相続財産が少なくてもトラブルになる可能性が非常に高いです。
一般家庭で起こる可能性が高いトラブルです。
物語形式でみてみましょう。
母A子さん 長男Bくん 次男Cくん 長女Dさん
A子さんと長男であるBくんは一緒の家に住んでおりました。CくんとDさんは家をでています。
A子さんは現在Bくんと暮らしている家と土地しか財産を保有しておりません。
先立たれた夫より受け継いだ思い出の詰まった家と土地、本当に大切に思っていました。
ある日、A子さんは病気により亡くなりました。
ずっとA子さんの病気の面倒を見ていた長男のBくんは当然、家と土地を取得するつもりでした。
A子さんも生前、夫より遺された土地、建物をずっと大切にしてほしい。とBくんに伝えていました。
お通夜の夜、CくんとDさんは同じ子供なのに財産が貰えないのは不公平だ!とBくんに伝えました。
BくんはA子さんの遺志を継ぎたい。と伝えましたが聞く耳持ちません。
Bくんは土地・建物をぶっ壊して3等分にするわけにはいかないので、1/3ずつ共有で保有しようと伝えたところ、
CくんとD子さんは「自分たちはこの家には住まないんだから共有で取得しても意味がない。自分の相続分の1/3に見合った現金をよこしてくれ」
家、土地の価格は2,100万円でした。
CくんとDさんは1/3である700万円ずつ、Bくんに請求しました。
合計1,400万円なんて払えるわけがない。

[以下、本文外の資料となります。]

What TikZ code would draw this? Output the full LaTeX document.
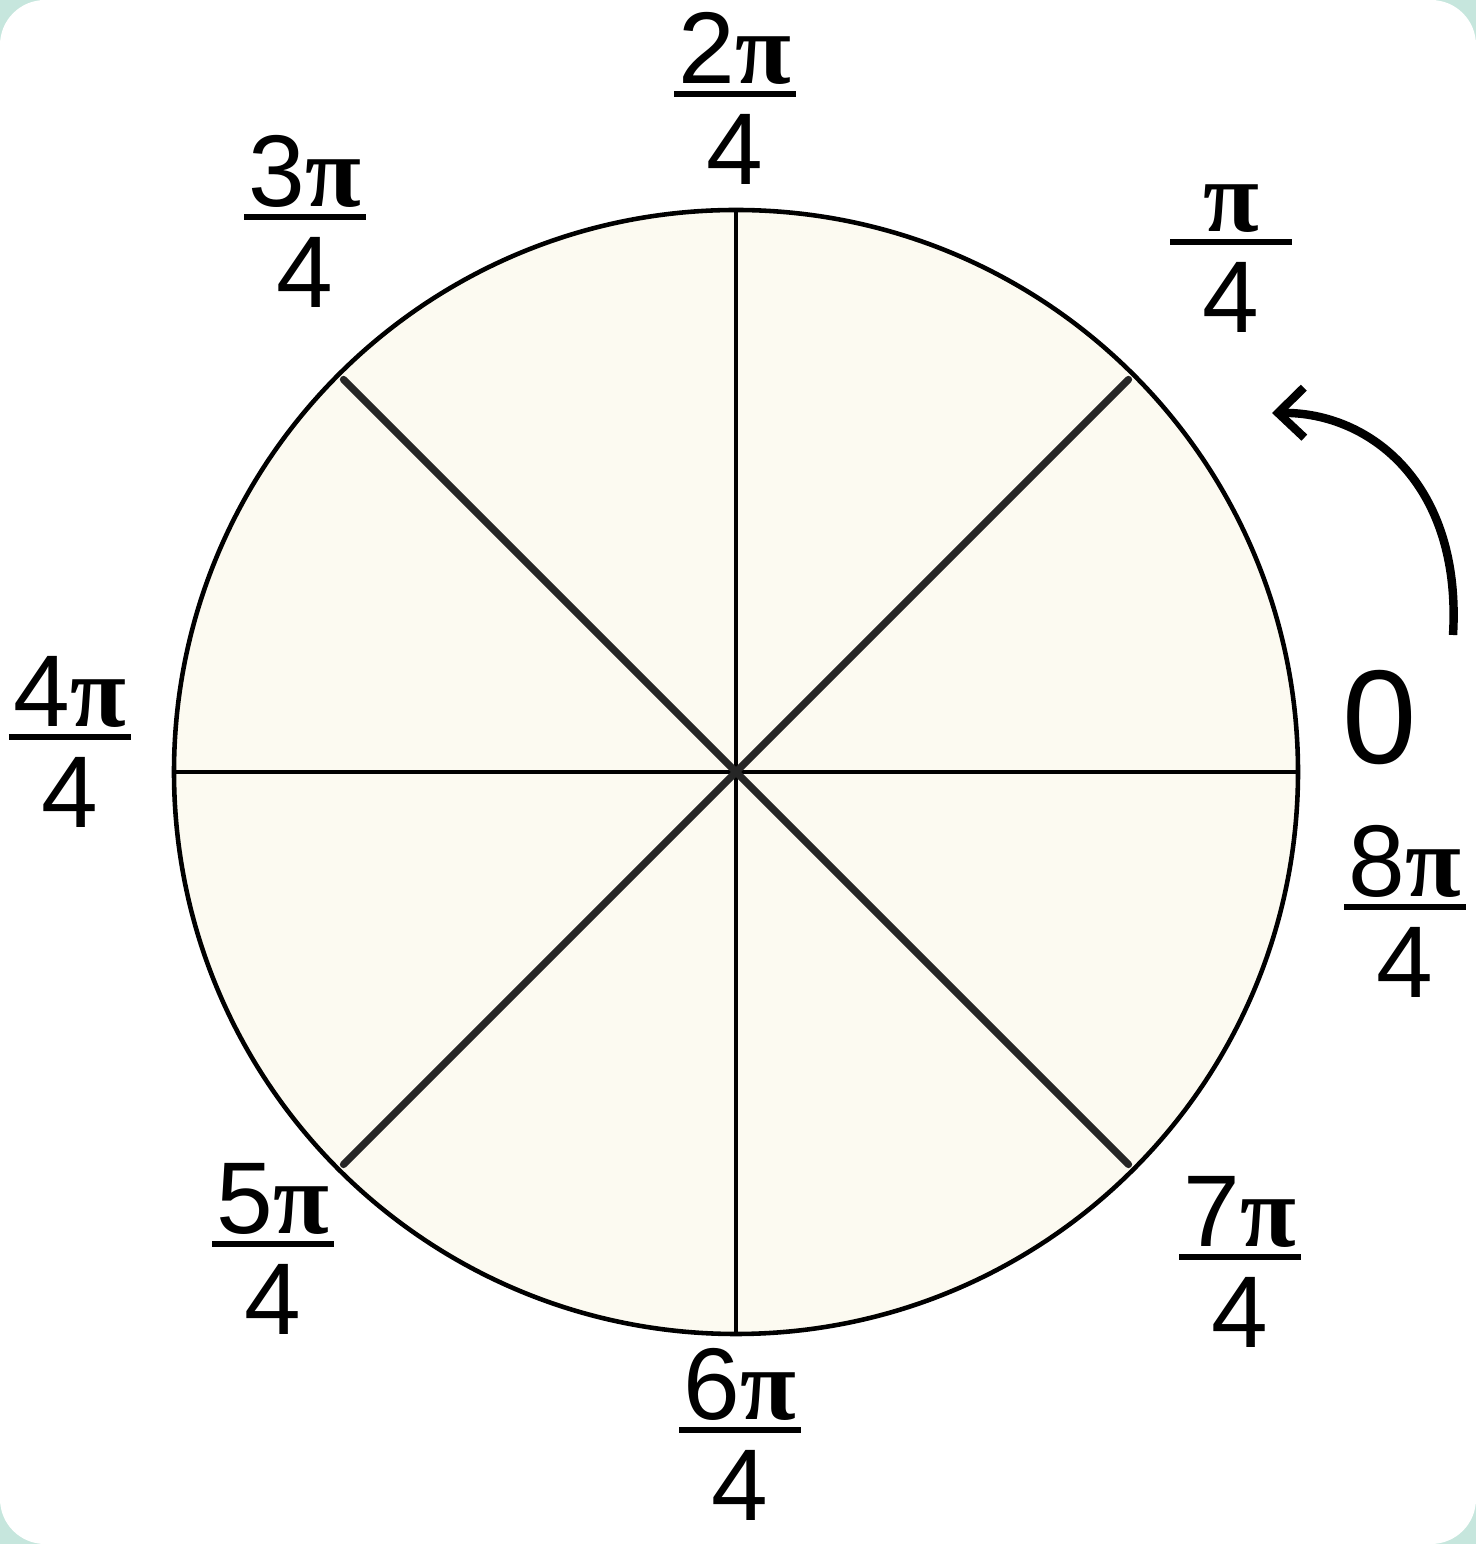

母の病気の治療費を払っていたBくんは怒りました。
しかし、Cくんは事業に失敗しお金がないためなんとしてもお金がほしい。Dさんは長女の私立の学費が払えなくなるためお金がほしい。
3人は仲が悪くなり、結局大切にしていた土地・建物を売却することになってしまいました。
千代田区神田の税理士 佐藤修治税務会計事務所
アドバイス
売却をする必要はなかったんですけどね。
分割することが難しい財産しか保有していない場合は、トラブルが起きやすいです。
さて、今回のケースではA子さんとBくんの意見が一致していました。
家を大事にしたいならば遺言書で土地建物をBくんに取得させるようにすべきでしたね。
遺言書でBくんにすべて取得させたとして、仮にCくんとD子さんが遺留分として350万円ずつ、Bくんに請求するのであれば合計700万円。分割すれば払えるかもしれません。
それだけではなく、A子さんはCくんとDさんに自分の気持ちを綴った手紙でも残しておけばよかったのかもしれません。
離れて暮らすCくんとD子さんはBくんがどれだけA子さんのために治療費を払ったかなどは知らないため使ったお金を一覧にし、CくんとDさんに見せ減額交渉でもしましょう。
財産が土地建物のみというのはよくあるケースです。他人事と思わず一度考えてみてください。